---- The records

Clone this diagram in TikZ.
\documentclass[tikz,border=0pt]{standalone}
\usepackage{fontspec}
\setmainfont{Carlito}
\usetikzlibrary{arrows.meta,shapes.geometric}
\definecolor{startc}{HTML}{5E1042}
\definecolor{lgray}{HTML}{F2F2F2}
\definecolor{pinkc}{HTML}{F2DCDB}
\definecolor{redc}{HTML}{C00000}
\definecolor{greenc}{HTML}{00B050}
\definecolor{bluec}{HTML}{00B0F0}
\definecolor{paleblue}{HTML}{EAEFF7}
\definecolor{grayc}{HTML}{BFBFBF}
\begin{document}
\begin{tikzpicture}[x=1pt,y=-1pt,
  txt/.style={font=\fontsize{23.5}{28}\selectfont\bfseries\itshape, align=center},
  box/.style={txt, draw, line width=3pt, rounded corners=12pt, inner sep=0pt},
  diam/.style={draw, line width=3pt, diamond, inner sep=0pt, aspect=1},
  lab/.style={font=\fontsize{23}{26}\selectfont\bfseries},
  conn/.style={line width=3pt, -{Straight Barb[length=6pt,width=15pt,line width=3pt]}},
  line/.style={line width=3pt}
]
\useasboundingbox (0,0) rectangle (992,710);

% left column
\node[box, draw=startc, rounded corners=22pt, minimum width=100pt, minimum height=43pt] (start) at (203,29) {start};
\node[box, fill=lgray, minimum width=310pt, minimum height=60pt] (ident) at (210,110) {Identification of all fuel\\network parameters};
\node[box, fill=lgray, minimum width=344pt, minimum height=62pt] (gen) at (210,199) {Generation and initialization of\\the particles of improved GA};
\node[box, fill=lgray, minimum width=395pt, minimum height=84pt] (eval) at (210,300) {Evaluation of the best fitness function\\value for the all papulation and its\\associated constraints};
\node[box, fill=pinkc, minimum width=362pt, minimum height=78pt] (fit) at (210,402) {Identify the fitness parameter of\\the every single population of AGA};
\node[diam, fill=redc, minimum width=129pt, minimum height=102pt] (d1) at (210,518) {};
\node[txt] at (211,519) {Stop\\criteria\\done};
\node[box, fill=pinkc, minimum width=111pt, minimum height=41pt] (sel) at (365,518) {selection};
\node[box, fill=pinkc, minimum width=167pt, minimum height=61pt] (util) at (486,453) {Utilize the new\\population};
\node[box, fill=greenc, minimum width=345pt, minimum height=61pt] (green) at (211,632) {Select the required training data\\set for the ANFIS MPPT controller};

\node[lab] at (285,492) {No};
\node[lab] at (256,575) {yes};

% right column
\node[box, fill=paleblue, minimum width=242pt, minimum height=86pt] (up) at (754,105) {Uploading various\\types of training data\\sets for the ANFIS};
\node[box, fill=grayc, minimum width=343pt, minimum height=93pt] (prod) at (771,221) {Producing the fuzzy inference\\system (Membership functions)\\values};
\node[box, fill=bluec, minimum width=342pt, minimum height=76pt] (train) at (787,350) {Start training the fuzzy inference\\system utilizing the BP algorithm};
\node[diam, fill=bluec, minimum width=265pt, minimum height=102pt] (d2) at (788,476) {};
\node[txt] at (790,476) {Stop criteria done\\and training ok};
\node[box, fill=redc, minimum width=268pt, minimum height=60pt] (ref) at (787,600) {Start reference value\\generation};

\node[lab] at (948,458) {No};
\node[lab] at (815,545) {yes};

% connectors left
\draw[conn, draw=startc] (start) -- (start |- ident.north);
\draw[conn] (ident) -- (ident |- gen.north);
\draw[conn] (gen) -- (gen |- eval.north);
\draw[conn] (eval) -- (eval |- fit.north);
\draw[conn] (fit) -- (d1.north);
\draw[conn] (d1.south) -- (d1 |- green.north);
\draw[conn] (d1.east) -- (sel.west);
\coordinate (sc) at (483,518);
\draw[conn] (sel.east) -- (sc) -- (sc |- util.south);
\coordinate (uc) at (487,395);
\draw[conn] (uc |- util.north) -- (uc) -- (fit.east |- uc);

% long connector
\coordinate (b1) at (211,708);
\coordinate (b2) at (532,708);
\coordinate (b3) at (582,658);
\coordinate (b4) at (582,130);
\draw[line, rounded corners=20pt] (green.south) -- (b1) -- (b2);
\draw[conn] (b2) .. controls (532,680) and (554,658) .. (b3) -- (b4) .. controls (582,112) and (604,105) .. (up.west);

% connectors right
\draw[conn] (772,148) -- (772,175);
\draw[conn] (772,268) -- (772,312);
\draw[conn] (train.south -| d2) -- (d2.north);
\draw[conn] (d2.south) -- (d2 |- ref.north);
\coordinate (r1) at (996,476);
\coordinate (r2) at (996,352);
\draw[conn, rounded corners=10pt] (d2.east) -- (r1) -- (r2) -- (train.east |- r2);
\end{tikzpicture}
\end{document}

--------
---- The records

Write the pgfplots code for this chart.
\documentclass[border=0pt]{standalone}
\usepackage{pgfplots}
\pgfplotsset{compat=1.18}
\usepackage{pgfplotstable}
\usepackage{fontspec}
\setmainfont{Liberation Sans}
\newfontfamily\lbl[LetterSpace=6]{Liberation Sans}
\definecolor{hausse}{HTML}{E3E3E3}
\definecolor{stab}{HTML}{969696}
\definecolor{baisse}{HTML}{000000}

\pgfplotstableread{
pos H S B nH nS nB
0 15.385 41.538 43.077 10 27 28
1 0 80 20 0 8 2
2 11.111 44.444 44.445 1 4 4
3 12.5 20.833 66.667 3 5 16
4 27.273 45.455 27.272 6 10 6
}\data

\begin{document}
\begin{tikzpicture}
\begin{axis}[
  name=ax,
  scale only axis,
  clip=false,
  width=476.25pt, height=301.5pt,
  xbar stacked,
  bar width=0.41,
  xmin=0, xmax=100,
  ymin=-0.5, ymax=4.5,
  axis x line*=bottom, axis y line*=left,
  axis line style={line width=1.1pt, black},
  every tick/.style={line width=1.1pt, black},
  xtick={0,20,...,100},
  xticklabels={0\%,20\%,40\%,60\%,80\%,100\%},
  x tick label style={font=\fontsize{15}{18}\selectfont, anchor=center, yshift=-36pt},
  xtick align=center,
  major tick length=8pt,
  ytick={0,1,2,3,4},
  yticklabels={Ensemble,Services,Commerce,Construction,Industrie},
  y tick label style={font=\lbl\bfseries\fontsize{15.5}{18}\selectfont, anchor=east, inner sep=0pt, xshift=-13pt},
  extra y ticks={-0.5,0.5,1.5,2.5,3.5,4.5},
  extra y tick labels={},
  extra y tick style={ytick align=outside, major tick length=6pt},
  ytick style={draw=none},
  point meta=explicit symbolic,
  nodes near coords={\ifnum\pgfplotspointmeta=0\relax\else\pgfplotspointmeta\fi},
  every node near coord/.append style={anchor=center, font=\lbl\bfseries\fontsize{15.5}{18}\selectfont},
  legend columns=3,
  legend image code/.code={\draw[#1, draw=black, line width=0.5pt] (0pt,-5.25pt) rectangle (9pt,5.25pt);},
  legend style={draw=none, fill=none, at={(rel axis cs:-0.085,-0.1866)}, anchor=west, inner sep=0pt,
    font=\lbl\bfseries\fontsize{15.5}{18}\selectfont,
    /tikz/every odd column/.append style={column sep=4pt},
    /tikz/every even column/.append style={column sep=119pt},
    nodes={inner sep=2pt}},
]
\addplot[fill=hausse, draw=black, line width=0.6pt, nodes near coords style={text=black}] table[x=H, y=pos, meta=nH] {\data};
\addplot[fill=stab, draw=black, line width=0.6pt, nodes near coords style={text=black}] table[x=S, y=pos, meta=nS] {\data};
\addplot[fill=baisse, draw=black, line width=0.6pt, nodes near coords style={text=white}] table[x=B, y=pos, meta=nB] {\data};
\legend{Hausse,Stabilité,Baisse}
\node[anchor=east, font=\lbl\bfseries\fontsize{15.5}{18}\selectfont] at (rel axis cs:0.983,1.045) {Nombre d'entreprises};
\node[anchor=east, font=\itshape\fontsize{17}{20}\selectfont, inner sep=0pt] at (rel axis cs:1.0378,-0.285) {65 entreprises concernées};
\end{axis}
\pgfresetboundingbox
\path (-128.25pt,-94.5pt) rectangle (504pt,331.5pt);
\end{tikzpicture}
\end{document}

--------

Everything from the line that contains "Clone this diagram in TikZ." through the line that contains "(0,0) rectangle (992,710);" is to be transcribed exactly, and nothing outside that range.

Clone this diagram in TikZ.
\documentclass[tikz,border=0pt]{standalone}
\usepackage{fontspec}
\setmainfont{Carlito}
\usetikzlibrary{arrows.meta,shapes.geometric}
\definecolor{startc}{HTML}{5E1042}
\definecolor{lgray}{HTML}{F2F2F2}
\definecolor{pinkc}{HTML}{F2DCDB}
\definecolor{redc}{HTML}{C00000}
\definecolor{greenc}{HTML}{00B050}
\definecolor{bluec}{HTML}{00B0F0}
\definecolor{paleblue}{HTML}{EAEFF7}
\definecolor{grayc}{HTML}{BFBFBF}
\begin{document}
\begin{tikzpicture}[x=1pt,y=-1pt,
  txt/.style={font=\fontsize{23.5}{28}\selectfont\bfseries\itshape, align=center},
  box/.style={txt, draw, line width=3pt, rounded corners=12pt, inner sep=0pt},
  diam/.style={draw, line width=3pt, diamond, inner sep=0pt, aspect=1},
  lab/.style={font=\fontsize{23}{26}\selectfont\bfseries},
  conn/.style={line width=3pt, -{Straight Barb[length=6pt,width=15pt,line width=3pt]}},
  line/.style={line width=3pt}
]
\useasboundingbox (0,0) rectangle (992,710);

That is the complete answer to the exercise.